How accurate is mil-dot range estimation compared to a laser rangefinder?
Laser rangefinders can typically range to within 1 yard at practical distances, making them far more accurate than optical mil-dot ranging. Mil-dot ranging accuracy depends on two factors: your knowledge of the target's true size, and your precision in reading the mils. A 10% error in target size estimate gives a 10% range error. Reading to 0.1 mil precision at 2 mils observed introduces about 5% range uncertainty (±25 yards at 500 yards). Despite lower absolute accuracy, mil-dot ranging has important advantages: no battery dependency, no laser emission signature, passive technique that works in all lighting conditions, and no glare from reflective surfaces.
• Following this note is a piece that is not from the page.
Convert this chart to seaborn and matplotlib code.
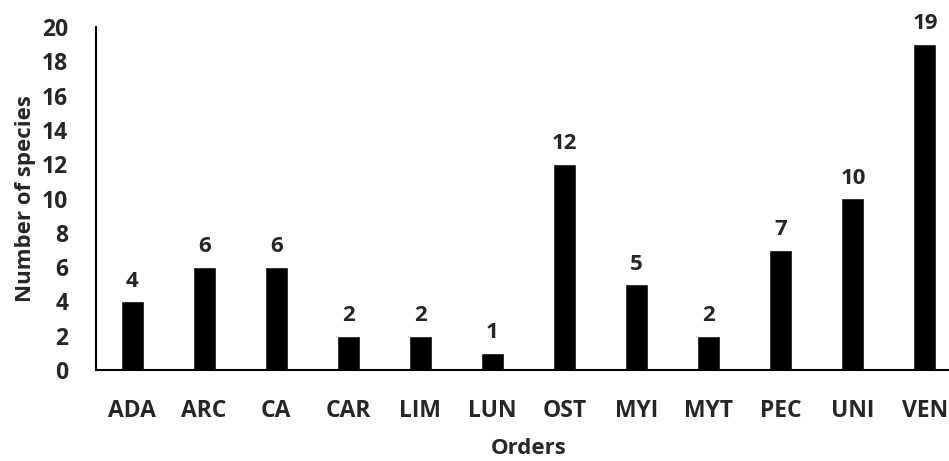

Many professionals use both — a laser for known targets and mil-dot as backup.
What target size should I use for a deer?
The most common reference measurement for whitetail deer is the chest depth (brisket to spine), which averages about 18 inches (45.7 cm) for a mature deer. This is preferable to total body height because it's more consistent between animals and is the shot-zone measurement relevant for ethical hunting. Mule deer chest depth is approximately 20 inches (50.8 cm) and elk is about 24 inches (61 cm). The shoulder height of a deer is also used by some hunters — typically 36–40 inches for a whitetail — but it varies more with posture and terrain. The calculator's preset library includes these values. Always use the dimension you can most accurately see and measure in the scope — chest depth is usually the most reliable for ranging because the animal's silhouette clearly shows this measurement.
Can this calculator help with holdover calculations?
The mil-dot ranging calculator focuses on the range estimation problem. Holdover (bullet drop compensation) is a separate calculation that requires ballistic data: your bullet's velocity, ballistic coefficient (BC), zero distance, and atmospheric conditions. Once you have an accurate range from this calculator, you would apply that range to your ballistic table, firing solution software (like Applied Ballistics, Hornady 4DOF, or similar), or pre-computed dope card to determine the correct elevation correction in mils or MOA. The subtension reference chart in results does show how many inches one mil covers at various distances, which helps you translate bullet drop data (in inches) into mil holdover values. For example, if your ballistic table shows 36 inches of drop at 1,000 yards, you need 1 mil of holdover at that distance.